Da Redação, com informações da assessoria do MPF
BRASÍLIA – O MPF (Ministério Público Federal) apresentou ao STJ (Superior Tribunal de Justiça) denúncia contra a desembargadora do TJAM (Tribunal de Justiça do Amazonas) Encarnação Salgado e outras 14 pessoas, incluindo advogados e um ex-servidor do TJAM, pela venda de decisões judiciais para traficantes da facção criminosa FDN (Família do Norte).
O esquema foi desbaratado na Operação La Muralla 2, deflagrada em 2015. O MPF pede a condenação da desembargadora e do ex-servidor pelo crime de corrupção passiva (CP, art. 317, §1º), e dos demais por corrupção ativa (CP, art. 333, parágrafo único), além da condenação dos envolvidos pelo crime de organização criminosa (artigo 2º, § 4º, inciso II e IV, da Lei nº 12.850/2013). A denúncia é assinada pela subprocuradora-geral da República Lindôra Araújo.
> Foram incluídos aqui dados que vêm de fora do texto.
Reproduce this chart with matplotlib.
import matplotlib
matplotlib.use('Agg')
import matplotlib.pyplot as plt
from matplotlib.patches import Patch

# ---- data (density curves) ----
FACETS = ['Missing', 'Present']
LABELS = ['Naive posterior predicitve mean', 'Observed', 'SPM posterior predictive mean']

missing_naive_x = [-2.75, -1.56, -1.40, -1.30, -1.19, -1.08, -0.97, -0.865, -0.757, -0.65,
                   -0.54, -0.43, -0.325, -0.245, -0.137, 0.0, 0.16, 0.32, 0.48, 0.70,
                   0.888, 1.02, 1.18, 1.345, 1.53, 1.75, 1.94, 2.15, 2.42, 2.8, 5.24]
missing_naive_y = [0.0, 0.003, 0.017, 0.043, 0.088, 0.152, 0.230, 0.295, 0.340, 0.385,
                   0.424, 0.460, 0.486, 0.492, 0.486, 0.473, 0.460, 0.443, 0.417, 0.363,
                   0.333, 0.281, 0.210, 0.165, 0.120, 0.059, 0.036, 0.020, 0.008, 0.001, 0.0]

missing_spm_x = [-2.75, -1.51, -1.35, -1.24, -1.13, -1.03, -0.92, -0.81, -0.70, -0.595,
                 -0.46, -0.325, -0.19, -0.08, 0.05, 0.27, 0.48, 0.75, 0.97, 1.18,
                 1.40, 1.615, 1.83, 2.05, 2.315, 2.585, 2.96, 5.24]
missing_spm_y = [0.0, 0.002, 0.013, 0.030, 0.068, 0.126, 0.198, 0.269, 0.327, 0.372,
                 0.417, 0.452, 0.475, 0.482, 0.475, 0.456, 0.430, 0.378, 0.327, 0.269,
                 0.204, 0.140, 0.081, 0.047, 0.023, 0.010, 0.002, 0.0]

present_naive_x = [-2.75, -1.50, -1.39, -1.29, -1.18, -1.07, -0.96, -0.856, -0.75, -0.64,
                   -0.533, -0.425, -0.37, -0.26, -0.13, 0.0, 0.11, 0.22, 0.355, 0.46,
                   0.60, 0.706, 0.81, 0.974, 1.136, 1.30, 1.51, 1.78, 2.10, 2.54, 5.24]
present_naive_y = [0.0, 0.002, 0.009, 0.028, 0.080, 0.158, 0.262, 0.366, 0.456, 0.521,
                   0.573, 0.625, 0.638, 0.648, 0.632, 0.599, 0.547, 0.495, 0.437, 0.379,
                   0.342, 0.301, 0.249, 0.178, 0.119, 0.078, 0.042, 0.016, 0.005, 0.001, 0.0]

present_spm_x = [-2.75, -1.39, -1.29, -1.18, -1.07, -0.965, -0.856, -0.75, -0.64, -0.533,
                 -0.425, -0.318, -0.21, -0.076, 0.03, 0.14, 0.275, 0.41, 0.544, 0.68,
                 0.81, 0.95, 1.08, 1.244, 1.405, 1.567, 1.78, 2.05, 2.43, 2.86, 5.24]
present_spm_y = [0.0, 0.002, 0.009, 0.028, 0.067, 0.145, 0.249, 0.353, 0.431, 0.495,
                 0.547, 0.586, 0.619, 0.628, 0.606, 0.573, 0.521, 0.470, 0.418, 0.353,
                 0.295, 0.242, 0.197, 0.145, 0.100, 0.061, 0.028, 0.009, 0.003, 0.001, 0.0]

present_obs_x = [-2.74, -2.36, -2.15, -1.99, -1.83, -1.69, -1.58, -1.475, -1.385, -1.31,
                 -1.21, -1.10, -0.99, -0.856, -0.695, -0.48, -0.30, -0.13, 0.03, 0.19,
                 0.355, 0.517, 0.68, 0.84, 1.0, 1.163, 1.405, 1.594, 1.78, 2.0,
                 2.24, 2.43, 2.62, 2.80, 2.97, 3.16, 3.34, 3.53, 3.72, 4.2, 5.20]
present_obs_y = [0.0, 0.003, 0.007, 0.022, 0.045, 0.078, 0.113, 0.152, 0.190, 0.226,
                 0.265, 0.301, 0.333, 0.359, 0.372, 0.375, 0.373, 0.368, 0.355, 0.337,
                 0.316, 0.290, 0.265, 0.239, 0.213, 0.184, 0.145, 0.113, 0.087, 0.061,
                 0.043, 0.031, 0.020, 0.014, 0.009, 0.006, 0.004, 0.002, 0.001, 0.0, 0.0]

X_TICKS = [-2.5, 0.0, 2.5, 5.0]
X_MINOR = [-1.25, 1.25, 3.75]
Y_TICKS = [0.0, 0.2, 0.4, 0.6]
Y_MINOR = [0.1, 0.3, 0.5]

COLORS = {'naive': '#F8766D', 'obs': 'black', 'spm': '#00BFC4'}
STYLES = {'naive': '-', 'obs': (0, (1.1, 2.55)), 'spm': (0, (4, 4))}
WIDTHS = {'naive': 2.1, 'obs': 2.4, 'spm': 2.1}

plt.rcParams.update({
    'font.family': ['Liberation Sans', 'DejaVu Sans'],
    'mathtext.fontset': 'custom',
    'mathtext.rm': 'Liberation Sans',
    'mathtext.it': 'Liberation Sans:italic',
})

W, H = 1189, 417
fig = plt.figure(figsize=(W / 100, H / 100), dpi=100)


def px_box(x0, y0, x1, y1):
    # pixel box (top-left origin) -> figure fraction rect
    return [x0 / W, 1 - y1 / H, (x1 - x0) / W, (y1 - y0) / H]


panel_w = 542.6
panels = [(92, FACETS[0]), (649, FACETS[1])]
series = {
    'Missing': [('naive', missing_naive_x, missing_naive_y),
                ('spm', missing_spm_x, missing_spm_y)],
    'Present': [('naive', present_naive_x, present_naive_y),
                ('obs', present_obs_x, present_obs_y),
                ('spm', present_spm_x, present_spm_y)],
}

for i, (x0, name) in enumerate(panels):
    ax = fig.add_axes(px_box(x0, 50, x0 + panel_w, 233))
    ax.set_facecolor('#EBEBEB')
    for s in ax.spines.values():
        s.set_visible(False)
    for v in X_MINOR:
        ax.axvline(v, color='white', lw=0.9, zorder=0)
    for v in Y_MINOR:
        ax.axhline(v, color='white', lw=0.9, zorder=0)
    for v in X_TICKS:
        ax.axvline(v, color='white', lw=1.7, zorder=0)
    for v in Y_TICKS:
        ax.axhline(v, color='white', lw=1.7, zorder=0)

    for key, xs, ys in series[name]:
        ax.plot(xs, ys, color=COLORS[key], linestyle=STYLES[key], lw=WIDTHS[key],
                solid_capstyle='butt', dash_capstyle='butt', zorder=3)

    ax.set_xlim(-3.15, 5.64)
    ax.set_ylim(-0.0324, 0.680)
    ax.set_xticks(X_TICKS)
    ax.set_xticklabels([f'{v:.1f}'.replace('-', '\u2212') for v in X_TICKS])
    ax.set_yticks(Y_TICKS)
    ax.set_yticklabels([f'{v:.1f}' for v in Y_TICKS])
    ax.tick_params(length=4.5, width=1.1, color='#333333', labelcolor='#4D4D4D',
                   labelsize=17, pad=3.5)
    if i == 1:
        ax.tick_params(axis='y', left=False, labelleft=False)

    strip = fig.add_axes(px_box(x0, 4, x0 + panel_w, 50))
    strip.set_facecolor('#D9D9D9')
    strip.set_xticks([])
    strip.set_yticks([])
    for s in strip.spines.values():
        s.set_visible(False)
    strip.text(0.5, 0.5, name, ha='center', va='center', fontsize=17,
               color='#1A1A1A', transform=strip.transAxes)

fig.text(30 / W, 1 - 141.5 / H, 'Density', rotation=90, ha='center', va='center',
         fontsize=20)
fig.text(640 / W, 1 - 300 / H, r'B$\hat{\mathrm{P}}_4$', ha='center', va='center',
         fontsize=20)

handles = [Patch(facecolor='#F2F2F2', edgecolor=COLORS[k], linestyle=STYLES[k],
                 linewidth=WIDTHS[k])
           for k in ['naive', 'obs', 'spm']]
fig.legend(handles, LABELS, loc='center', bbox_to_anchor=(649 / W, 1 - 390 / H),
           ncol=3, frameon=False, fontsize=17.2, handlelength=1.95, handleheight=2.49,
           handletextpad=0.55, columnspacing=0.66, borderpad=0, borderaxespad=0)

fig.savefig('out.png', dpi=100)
A desembargadora Encarnação Salgado permanece afastada de suas funções desde o dia 15 de junho de 2016 e já havia sido denunciada pela PGR (Procuradoria-Geral da República) também por venda de decisão judicial, fato apurado na Ação Penal 896/DF no STJ.
De acordo com o MPF, o esquema de venda de decisões chefiado pela desembargadora era utilizado pela organização criminosa FDN quando seus membros eram presos. Concentrada em Manaus, a facção praticava tráfico internacional de drogas, lavagem de dinheiro, evasão de divisas, entre outros crimes.
Conversas interceptadas, depoimentos e trocas de mensagem mostraram que os integrantes da FDN usavam o plantão judiciário para obter decisões favoráveis da desembargadora. Em parte dos casos, foi verificada a apresentação de atestados médicos falsos para justificar a conversão de prisão preventiva em domiciliar. Todas as operações eram intermediadas por advogados e pelo servidor do Tribunal, que trabalhava como auxiliar da desembargadora.
Ainda de acordo com o MPF, o esquema funcionava assim: um grupo de advogados procurava um médico para fornecer atestado falso para doenças como aids ou tuberculose para os membros da facção que estavam presos. Com base nesse atestado, o advogado ingressava com petição junto ao juiz de plantão.
A quadrilha esperava as datas certas para ajuizar as petições, de modo a garantir que o pedido fosse analisado por Encarnação. Cada decisão chegava a custar até R$ 200 mil, a depender da capacidade financeira do preso. Segundo depoimento de um dos envolvidos, o valor era dividido entre o advogado, o médico que forneceu o atestado falso e o magistrado que proferiu a decisão favorável.
Além dos presos faccionados, as investigações revelaram que a desembargadora Encarnação Salgado também concedia liberdade mediante pagamento de propina a outros presos que tivessem condições financeiras de pagar os valores solicitados.
De acordo com a denúncia, o grande número de liminares deferidas pela desembargadora Encarnação Salgado em habeas corpus para um pequeno número de advogados chamou a atenção dos membros da Corregedoria do Conselho Nacional de Justiça (CNJ) responsáveis por correição realizada entre 2013 e 2014.
A investigação mostrou também que a conta-corrente da desembargadora registrava movimentação financeira incompatível com seu salário. De 2012 a 2015, ela recebeu depósitos em dinheiro no total de R$ 165 mil, dos quais R$ 108 mil vieram de depositantes não identificados e R$ 56 mil da própria titular, além de créditos autorizados não identificados no total de R$ 13 mil.
Na denúncia, além da condenação pelos crimes de corrupção passiva, corrupção ativa e organização criminosa, o MPF pede que a magistrada continue afastada do cargo e a condenação ao pagamento de indenização por danos morais coletivos solidariamente, no montante equivalente à soma dos valores atribuídos a cada decisão negociada, com atualização monetária. Também requer a decretação da perda da função pública para os condenados que ocupem cargo público, nos termos do art. 92 do Código Penal.